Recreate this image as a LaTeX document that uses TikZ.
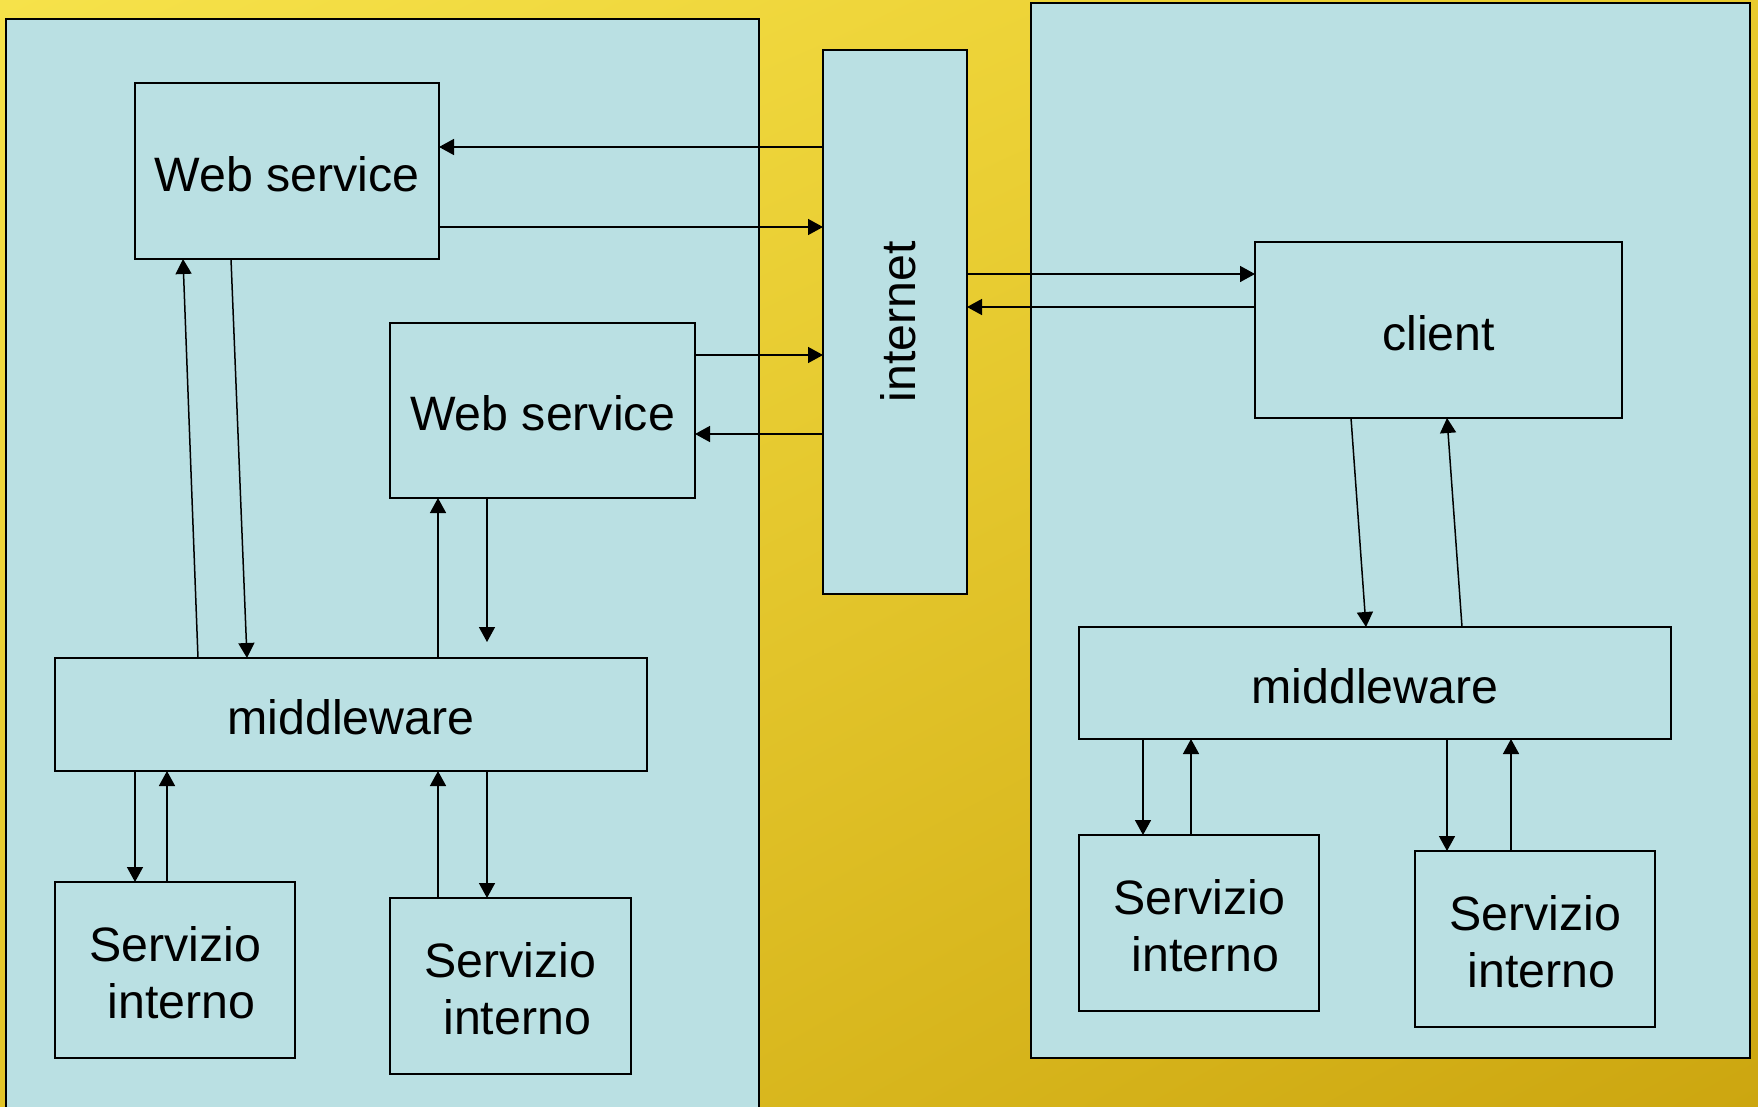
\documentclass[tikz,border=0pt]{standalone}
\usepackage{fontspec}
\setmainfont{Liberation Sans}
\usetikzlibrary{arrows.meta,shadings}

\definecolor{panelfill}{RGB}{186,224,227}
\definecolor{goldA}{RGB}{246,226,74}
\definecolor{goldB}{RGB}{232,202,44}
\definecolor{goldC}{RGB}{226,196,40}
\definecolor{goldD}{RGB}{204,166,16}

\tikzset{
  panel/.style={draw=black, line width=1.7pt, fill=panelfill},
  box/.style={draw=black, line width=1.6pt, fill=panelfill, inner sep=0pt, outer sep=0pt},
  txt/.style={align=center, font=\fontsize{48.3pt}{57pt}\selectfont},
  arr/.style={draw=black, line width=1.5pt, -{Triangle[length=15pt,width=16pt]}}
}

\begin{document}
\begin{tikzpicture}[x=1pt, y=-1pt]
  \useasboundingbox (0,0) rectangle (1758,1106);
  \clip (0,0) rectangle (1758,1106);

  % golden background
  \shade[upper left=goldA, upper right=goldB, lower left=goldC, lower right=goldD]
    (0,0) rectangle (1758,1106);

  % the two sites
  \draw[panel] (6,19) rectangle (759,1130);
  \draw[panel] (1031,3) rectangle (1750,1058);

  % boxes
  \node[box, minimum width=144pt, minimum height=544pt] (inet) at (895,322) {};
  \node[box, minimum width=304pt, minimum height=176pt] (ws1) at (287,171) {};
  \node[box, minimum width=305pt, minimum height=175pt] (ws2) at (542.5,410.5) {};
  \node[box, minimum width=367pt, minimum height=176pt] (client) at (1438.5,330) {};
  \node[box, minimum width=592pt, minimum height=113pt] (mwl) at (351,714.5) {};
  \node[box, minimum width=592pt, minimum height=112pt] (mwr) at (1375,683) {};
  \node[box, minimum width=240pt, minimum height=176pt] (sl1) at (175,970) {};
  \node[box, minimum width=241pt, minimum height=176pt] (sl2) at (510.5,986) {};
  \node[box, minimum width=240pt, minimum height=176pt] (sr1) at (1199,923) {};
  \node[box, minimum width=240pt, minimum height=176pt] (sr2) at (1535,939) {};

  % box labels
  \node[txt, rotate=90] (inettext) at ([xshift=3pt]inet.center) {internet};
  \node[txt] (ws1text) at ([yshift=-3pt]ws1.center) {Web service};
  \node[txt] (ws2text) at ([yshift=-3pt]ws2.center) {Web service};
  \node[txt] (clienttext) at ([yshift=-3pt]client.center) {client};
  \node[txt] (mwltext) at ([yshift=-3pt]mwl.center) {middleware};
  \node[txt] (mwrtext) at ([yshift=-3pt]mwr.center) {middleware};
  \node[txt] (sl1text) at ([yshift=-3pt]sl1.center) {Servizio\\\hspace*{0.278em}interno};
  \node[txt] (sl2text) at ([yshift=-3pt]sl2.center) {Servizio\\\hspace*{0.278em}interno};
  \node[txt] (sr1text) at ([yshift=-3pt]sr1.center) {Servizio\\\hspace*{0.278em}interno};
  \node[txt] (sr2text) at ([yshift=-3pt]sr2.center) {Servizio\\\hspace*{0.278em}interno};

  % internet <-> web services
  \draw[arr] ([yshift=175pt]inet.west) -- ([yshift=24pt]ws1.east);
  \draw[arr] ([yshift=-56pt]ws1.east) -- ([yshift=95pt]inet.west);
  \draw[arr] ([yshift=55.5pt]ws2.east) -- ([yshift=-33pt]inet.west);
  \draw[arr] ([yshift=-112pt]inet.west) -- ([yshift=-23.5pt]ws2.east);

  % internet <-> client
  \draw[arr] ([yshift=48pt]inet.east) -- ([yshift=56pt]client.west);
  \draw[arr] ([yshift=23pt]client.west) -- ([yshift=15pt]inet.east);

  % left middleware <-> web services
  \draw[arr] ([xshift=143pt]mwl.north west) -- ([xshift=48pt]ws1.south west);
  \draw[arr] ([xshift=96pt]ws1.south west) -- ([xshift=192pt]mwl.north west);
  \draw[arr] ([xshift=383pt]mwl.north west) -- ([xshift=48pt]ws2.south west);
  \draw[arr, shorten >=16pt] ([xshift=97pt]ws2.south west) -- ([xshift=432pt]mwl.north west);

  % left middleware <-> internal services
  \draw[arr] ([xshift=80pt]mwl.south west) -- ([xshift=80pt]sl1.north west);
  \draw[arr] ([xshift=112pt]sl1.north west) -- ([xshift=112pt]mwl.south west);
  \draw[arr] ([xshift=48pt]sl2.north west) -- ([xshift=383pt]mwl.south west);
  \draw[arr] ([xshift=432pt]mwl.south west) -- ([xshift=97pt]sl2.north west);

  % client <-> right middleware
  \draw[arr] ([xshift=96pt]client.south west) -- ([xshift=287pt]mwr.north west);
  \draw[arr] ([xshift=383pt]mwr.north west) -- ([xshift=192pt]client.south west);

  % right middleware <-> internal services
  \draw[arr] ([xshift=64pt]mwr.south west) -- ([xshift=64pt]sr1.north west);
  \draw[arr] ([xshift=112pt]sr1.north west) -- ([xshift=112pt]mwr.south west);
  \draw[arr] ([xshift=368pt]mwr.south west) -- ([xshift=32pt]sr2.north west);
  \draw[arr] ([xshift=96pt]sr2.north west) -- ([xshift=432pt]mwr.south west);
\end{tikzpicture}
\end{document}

• _TASK INSTRUCTIONS_: Skip the pictures and restate exactly the lines from the beginning of the listing to the line with "(1031,3) rectangle (1750,1058);", that line included.

• _ANSWER TO THE TASK_:
Recreate this image as a LaTeX document that uses TikZ.
\documentclass[tikz,border=0pt]{standalone}
\usepackage{fontspec}
\setmainfont{Liberation Sans}
\usetikzlibrary{arrows.meta,shadings}

\definecolor{panelfill}{RGB}{186,224,227}
\definecolor{goldA}{RGB}{246,226,74}
\definecolor{goldB}{RGB}{232,202,44}
\definecolor{goldC}{RGB}{226,196,40}
\definecolor{goldD}{RGB}{204,166,16}

\tikzset{
  panel/.style={draw=black, line width=1.7pt, fill=panelfill},
  box/.style={draw=black, line width=1.6pt, fill=panelfill, inner sep=0pt, outer sep=0pt},
  txt/.style={align=center, font=\fontsize{48.3pt}{57pt}\selectfont},
  arr/.style={draw=black, line width=1.5pt, -{Triangle[length=15pt,width=16pt]}}
}

\begin{document}
\begin{tikzpicture}[x=1pt, y=-1pt]
  \useasboundingbox (0,0) rectangle (1758,1106);
  \clip (0,0) rectangle (1758,1106);

  % golden background
  \shade[upper left=goldA, upper right=goldB, lower left=goldC, lower right=goldD]
    (0,0) rectangle (1758,1106);

  % the two sites
  \draw[panel] (6,19) rectangle (759,1130);
  \draw[panel] (1031,3) rectangle (1750,1058);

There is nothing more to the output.